YOUR INSTRUCTIONS:
Report back each line of the records that contains the string "Write".

TASK INPUTS:

::::

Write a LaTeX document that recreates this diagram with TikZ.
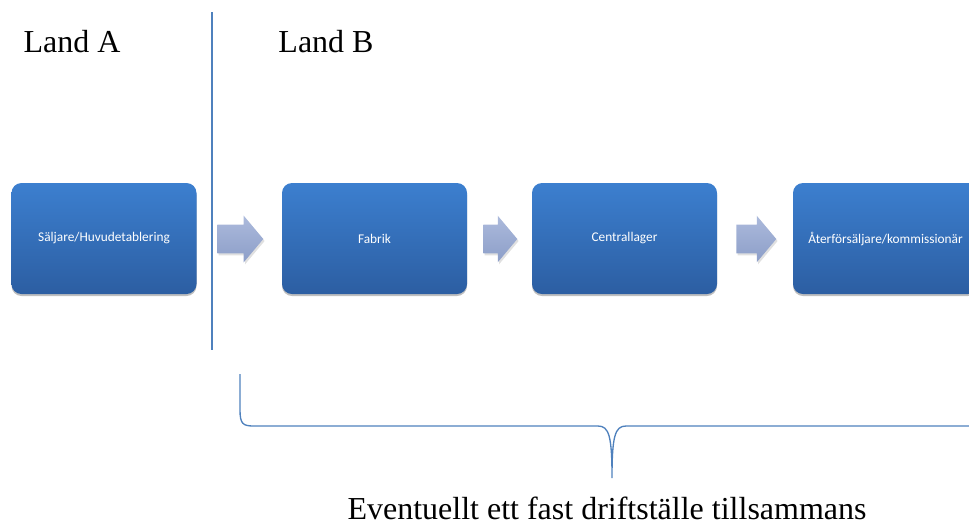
\documentclass[tikz,border=0pt]{standalone}
\usepackage{fontspec}
\setmainfont{Liberation Serif}
\newfontfamily\boxfont{Carlito}
\usetikzlibrary{shapes.arrows,shadows}
\definecolor{boxtop}{RGB}{60,127,207}
\definecolor{boxbot}{RGB}{44,94,162}
\definecolor{arrlight}{RGB}{172,186,220}
\definecolor{arrdark}{RGB}{140,158,200}
\definecolor{linjeblue}{RGB}{79,129,189}
\tikzset{
  stage/.style={rounded corners=7.5pt, minimum width=138.75pt, minimum height=83.25pt,
    top color=boxtop, bottom color=boxbot, text=white, inner sep=0pt,
    font=\boxfont\fontsize{10}{12}\selectfont,
    drop shadow={shadow xshift=0pt, shadow yshift=-1.5pt, opacity=.25, fill=black}},
  flow/.style={single arrow, anchor=tail, inner xsep=0pt, inner ysep=10.5pt,
    single arrow head extend=6.75pt, single arrow tip angle=100,
    top color=arrlight, bottom color=arrdark,
    drop shadow={shadow xshift=1pt, shadow yshift=-1.5pt, opacity=.12, fill=black}},
  land/.style={font=\fontsize{24}{28}\selectfont}
}
\begin{document}
\begin{tikzpicture}[x=0.75pt,y=-0.75pt]
    \useasboundingbox (0,0) rectangle (969,522);
    \clip (0,0) rectangle (969,522);
    \node[stage] (seller) at (104,238.5) {Säljare/Huvudetablering};
    \node[stage] (fabrik) at (374.5,238.5) {Fabrik};
    \node[stage] (lager) at (624.5,238.5) {Centrallager};
    \node[stage] (handlare) at (885.5,238.5) {Återförsäljare/kommissionär};
    \node[flow, minimum height=34.5pt] (p1) at (217,239) {};
    \node[flow, minimum height=25.5pt] (p2) at (483,239) {};
    \node[flow, minimum height=30pt] (p3) at (736,239) {};
    \draw[linjeblue, line width=1pt] (212,12) -- (212,350);
    \node[land] (landa) at (72,42) {Land A};
    \node[land] (landb) at (326,42) {Land B};
    \draw[linjeblue, line width=1pt] (240,374) -- (240,410) .. controls (240,424) and (243,426) .. (254,426)
        -- (598,426) .. controls (609,426) and (612,436) .. (612,478)
        .. controls (612,436) and (615,426) .. (626,426) -- (975,426);
    \node[land, anchor=base] (note) at (607,519) {Eventuellt ett fast driftställe tillsammans};
\end{tikzpicture}
\end{document}
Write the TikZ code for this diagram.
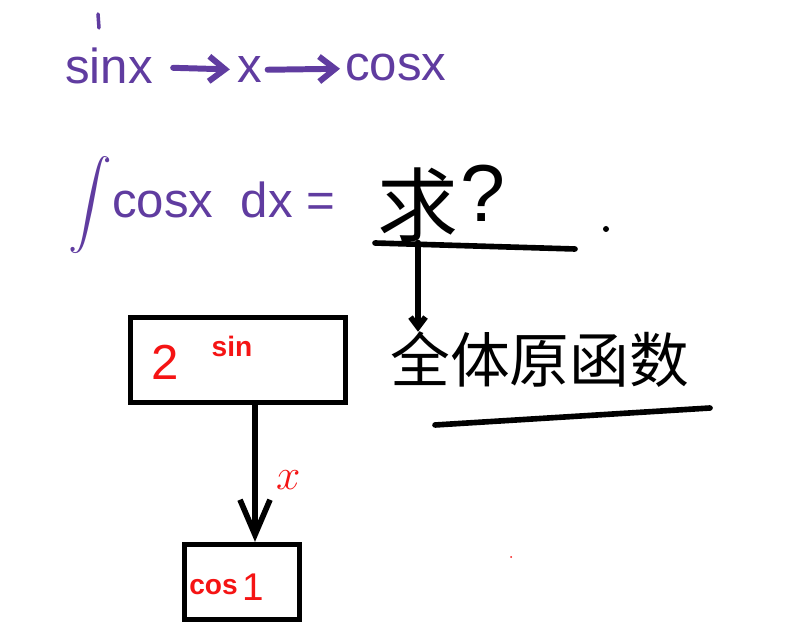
\documentclass[tikz,border=0pt]{standalone}
\usepackage{amsmath}
\usepackage{fontspec}
\setmainfont{Liberation Sans}
\newfontfamily\cjk{Noto Sans CJK SC}
\usetikzlibrary{calc,arrows.meta}
\definecolor{ink}{RGB}{96,60,160}
\definecolor{pen}{RGB}{245,20,20}
\tikzset{
  hand/.style={text=ink, font=\fontsize{28}{30}\selectfont, inner sep=0pt},
  handarrow/.style={-{Straight Barb[length=0.32cm,width=0.5cm]}, draw=ink, line width=3.4pt, line cap=round},
  stroke/.style={line width=3.2pt, line cap=round},
  redtext/.style={text=pen, font=\bfseries\fontsize{16}{18}\selectfont, inner sep=0pt},
  box/.style={draw, line width=3pt, inner sep=0pt}
}
\begin{document}
\begin{tikzpicture}[x=0.02cm,y=-0.02cm]
  \fill[white] (0,0) rectangle (790,644);
  \useasboundingbox (0,0) rectangle (790,644);
  % sinx -> x -> cosx
  \draw[ink, line width=2pt, line cap=round] (98,14) -- (99,28);
  \node[hand, anchor=west] (sinx) at (65,66) {sinx};
  \node[hand] (xx) at (250,70) {x};
  \node[hand, anchor=west] (cosx) at (345,68) {cosx};
  \draw[handarrow, shorten <=0.4cm, shorten >=0.15cm] (sinx) -- (xx);
  \draw[handarrow, shorten <=0.1cm, shorten >=0.1cm] (xx) -- (cosx);
  % integral line
  \node[hand] (intg) at (90,205) {$\displaystyle\int$};
  \node[hand, anchor=west] (intexpr) at (112,200) {cosx\ \ dx =};
  \node[font=\cjk\fontsize{46}{46}\selectfont, inner sep=0pt] (qiu) at (418,205) {求};
  \node[font=\fontsize{46}{46}\selectfont, inner sep=0pt, anchor=west] (ask) at (460,193) {?};
  \draw[stroke] (375,243) -- (575,249);
  \fill (606,229) circle (3);
  \node[font=\cjk\fontsize{34}{34}\selectfont, inner sep=0pt, anchor=west] (quan) at (390,360) {全体原函数};
  \draw[stroke] (435,425) -- (710,408);
  \draw[stroke, -{Straight Barb[length=0.2cm,width=0.3cm]}] (qiu.south) -- (qiu.south |- quan.north);
  % boxes
  \node[box, minimum width=4.3cm, minimum height=1.7cm] (sinbox) at (238,360) {};
  \node[text=pen, font=\fontsize{28}{28}\selectfont, inner sep=0pt] (two) at (165,362) {2};
  \node[redtext] (sin) at (232,346) {sin};
  \node[box, minimum width=2.3cm, minimum height=1.5cm] (cosbox) at (242,582) {};
  \node[redtext, anchor=west] (cos) at (189,587) {cos};
  \node[text=pen, font=\fontsize{22}{22}\selectfont, inner sep=0pt] (one) at (253,587) {1};
  \draw[stroke, -{Straight Barb[length=0.7cm,width=0.6cm]}] ($(sinbox.south)+(17,0)$) -- ($(cosbox.north)+(13,0)$)
    node[pos=0.55, anchor=west, xshift=0.25cm, text=pen, font=\fontsize{30}{30}\selectfont] {$x$};
  \fill[pen] (511,557) circle (1);
\end{tikzpicture}
\end{document}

::::

EXERCISE OUTPUT:
Write a LaTeX document that recreates this diagram with TikZ.
Write the TikZ code for this diagram.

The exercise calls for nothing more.